Silent Hall (Kindle: $6.99 Paperback: $7.99) is a classic fantasy novel written by a dear friend from my college days. The novel is written for a new generation of readers, while hearkening back to some familiar themes. As I began this book, I immediately recognized the internal sensation that is discordant with most fantasy published in 2016, the sensation of comfort. This would be a book about characters who did the right thing, often despite themselves, became close unexpectedly, and found themselves in the process. This book features five very different characters who all have reason to be unhappy with their lives but none of whom would have voluntarily committed to the journey they end up taking together, as refugees. Of the many things that guide their actions, one of the main things is their struggle with their own moral compasses, with trying to understand how to be good people in a complicated world. The book does some new and unique things as well; it consciously addresses certain political challenges that are relevant to today's struggles, and it also features an endearing and surprising system of scholarship the characters use as they interpret the world around them.
I knew this reading experience, because when I grew up in the nineties, I read Patricia C. Wrede, and Tamora Pierce, and Melanie Rawn and Mercedes Lackey. These authors presented similar tropes, in fantasy settings. Most striking for me is the sure knowledge from the get go, in both these authors' novels and in Dolkart's Silent Hall, that these characters take it as a given that there is a shared ethic. It is simply assumed that there is a right thing to do.
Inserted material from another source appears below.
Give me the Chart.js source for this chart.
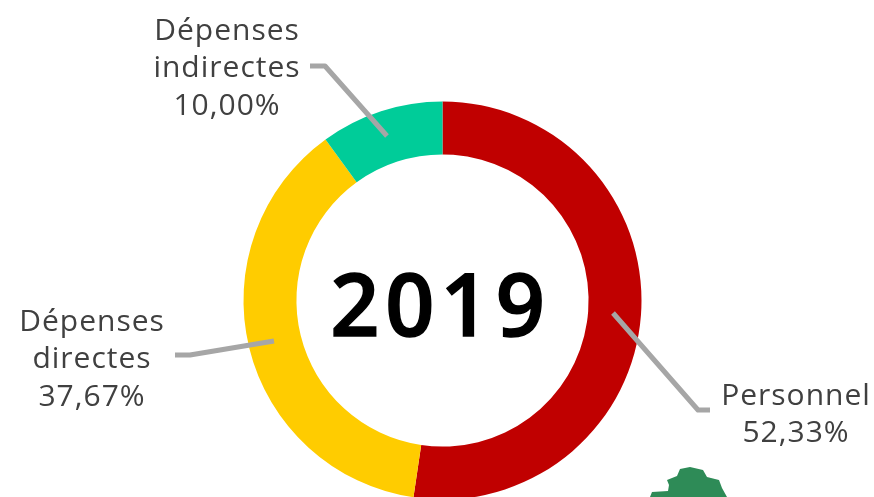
<!DOCTYPE html>
<html><head><meta charset="utf-8">
<style>html,body{margin:0;padding:0;background:#fff;overflow:hidden;width:874px;height:497px}
#w{position:relative;width:874px;height:497px;overflow:hidden}canvas{display:block}</style>
<script src="https://cdn.jsdelivr.net/npm/chart.js@4"></script></head><body>
<div id="w"><canvas id="c" width="874" height="600" style="width:874px;height:600px"></canvas></div>
<script>
const categories=['Personnel','Dépenses directes','Dépenses indirectes'];
const values=[52.33,37.67,10.00];
const colors=['#C00000','#FFCC00','#00CC99'];
const centerTitle='2019';
const labelLines=[['Personnel','52,33%'],['Dépenses','directes','37,67%'],['Dépenses','indirectes','10,00%']];
const labelAnchors=[{x:796,y:396},{x:92,y:322},{x:227,y:31}];
const leaders=[[[613,313],[698,410],[710,410]],[[274,341],[190,355],[175,355]],[[387,136],[325,66],[310,66]]];
const blob=[[650,497],[652,492],[668,491],[669,485],[667,480],[677,476],[680,469],[690,467],[703,470],[707,477],[719,480],[722,488],[727,497]];
const deco={id:'deco',afterDraw(ch){
  const c=ch.ctx;c.save();
  c.fillStyle='#2E8B57';c.beginPath();blob.forEach((p,i)=>i?c.lineTo(p[0],p[1]):c.moveTo(p[0],p[1]));c.closePath();c.fill();
  c.strokeStyle='#A6A6A6';c.lineWidth=5;c.lineJoin='round';
  leaders.forEach(l=>{c.beginPath();l.forEach((p,i)=>i?c.lineTo(p[0],p[1]):c.moveTo(p[0],p[1]));c.stroke();});
  c.fillStyle='#404040';c.textAlign='center';c.textBaseline='middle';
  c.font='30px "Open Sans"';c.letterSpacing='1px';
  labelLines.forEach((ls,i)=>ls.forEach((t,j)=>c.fillText(t,labelAnchors[i].x,labelAnchors[i].y+j*37.5)));
  const m=ch.getDatasetMeta(0).data[0];
  c.fillStyle='#000';c.font='600 86px "Open Sans"';c.letterSpacing='6px';
  c.strokeStyle='#000';c.lineWidth=1.5;c.lineJoin='miter';
  c.fillText(centerTitle,m.x-2,m.y+11);
  c.strokeText(centerTitle,m.x-2,m.y+11);
  c.restore();
}};
new Chart(document.getElementById('c'),{type:'doughnut',
 data:{labels:categories,datasets:[{data:values,backgroundColor:colors,borderWidth:0}]},
 options:{responsive:false,animation:false,radius:199,cutout:'73.4%',
  layout:{padding:{left:11,right:0,top:1,bottom:0}},
  plugins:{legend:{display:false},tooltip:{enabled:false}}},
 plugins:[deco]});
</script></body></html>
Today, for the same group of readers, instead of these tropes, fantasy mainly refers to paranormal romance, and to tropes that can and often do glorify lack of control generally and rape specifically. In library school, we talked about how fantasy has gotten so much darker. It was largely seen as a liberalization of standards, of permissions. We now accept that kids and young adults (who are commonly seen as the target demographic for fantasy novels, although of course this leaves out a non-trivial minority of adults as well) can read this stuff without becoming crazed and violent. But perhaps there's something else going on, too. In reading Silent Hall, I began to reflect on how the key difference between Dolkart's work and that of say, Stephenie Meyer, is that in Meyer's work, a lack of control has largely taken the place of the moral standards Dolkart's characters struggle to understand and abide by. This is a substantial difference in both theme and literary mechanic. In paranormal romance, we sympathize (or don't, as in the case of my grumpy self) with these new characters because of the way their individuality is subjected to forces beyond their control, and we are meant to thrill at the idea that possibly we, too, could one day live without the burden of ethical choices on our shoulders.
Dolkart's Silent Hall is a refreshing and comforting reminder that there remains in the literature, and in the minds of some people, an idea of a morality that is upheld by us all and individually manifested. This morality is not one that speaks to identity, but to the basic human interaction.
If you are a reader of fantasy, I highly recommend Silent Hall, the first in Dolkart's new series. Read it because you like a comfort read. Read it because you like to read about close friends succeeding together. Read it because you appreciate the value of ethical interaction that is so lost in most of the fantasy literature coming out today. Read it for its cleverness, read it for its endearing Talmud like study of a fantastical theology. Read it because of its feminist bent or its discussion of the value of knowledge and the fear that knowledge can generate. Read it to watch characters learn to love themselves. Read it because it's raining outside. Whatever. Read it!